Pros of Consolidating Debt
The main attraction of debt consolidation is simplicity. With just one monthly payment to keep track of, it’s easier to stay organized and avoid missed or late payments that hurt your credit score. Consolidation may also offer lower interest rates, particularly if your credit score has improved since you first took on the debts. This can save you hundreds or even thousands of dollars over the life of the loan.
Fixed repayment terms can also help. Unlike credit cards, which have minimum payments that can drag your debt out for years, a consolidation loan typically comes with a clear repayment timeline. This gives you a more structured path to becoming debt-free.
Drawbacks to Be Aware Of
While consolidation sounds appealing, it’s not a one-size-fits-all solution. For starters, not everyone will qualify for a lower interest rate. If your credit score is poor, lenders may offer terms that don’t actually save you money.
There’s also a behavioral risk. Some people consolidate their debt only to run their credit cards back up again, falling into a deeper hole than before. Without a change in spending habits, consolidation can be a temporary fix rather than a long-term solution.
You also need to look out for hidden costs. Some loans come with origination fees or prepayment penalties. Balance transfer cards may charge fees of 3–5% of the amount transferred. If you extend the repayment term to make monthly payments more affordable, you could end up paying more in interest over time, even with a lower rate.

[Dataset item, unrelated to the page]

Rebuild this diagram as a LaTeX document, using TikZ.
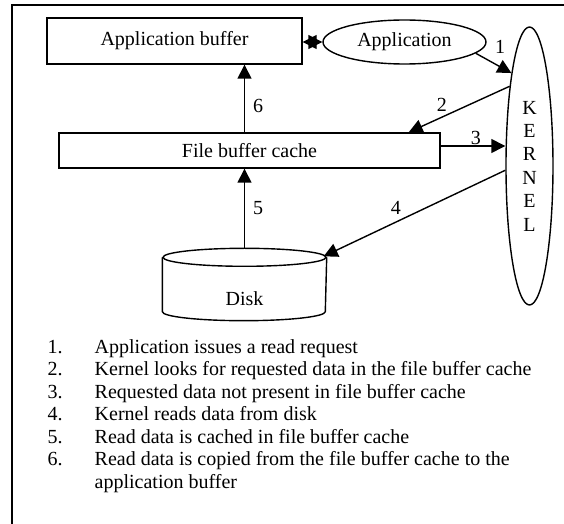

Is It the Right Choice for You?
Debt consolidation works best for people who have steady income, decent credit, and the discipline to stick to a repayment plan. If your debts are mostly high-interest credit cards and you're struggling to keep up with multiple payments, it can be a smart move. It's also worth considering if you're serious about avoiding new debt and have a plan to stay financially disciplined.
However, if you’re dealing with more serious financial hardship or unemployment, other strategies like debt management or negotiation may be more effective. Talking to a nonprofit credit counseling agency can help you understand all your options.
Final Thoughts
Debt consolidation isn’t a magic solution, but for the right person, it can be a game-changer. It simplifies your finances, offers potential savings on interest, and provides a clear path forward. The key is to approach it with a clear understanding of your situation and a solid plan to avoid falling into the same patterns. Done wisely, debt consolidation could help you regain control—and peace of mind.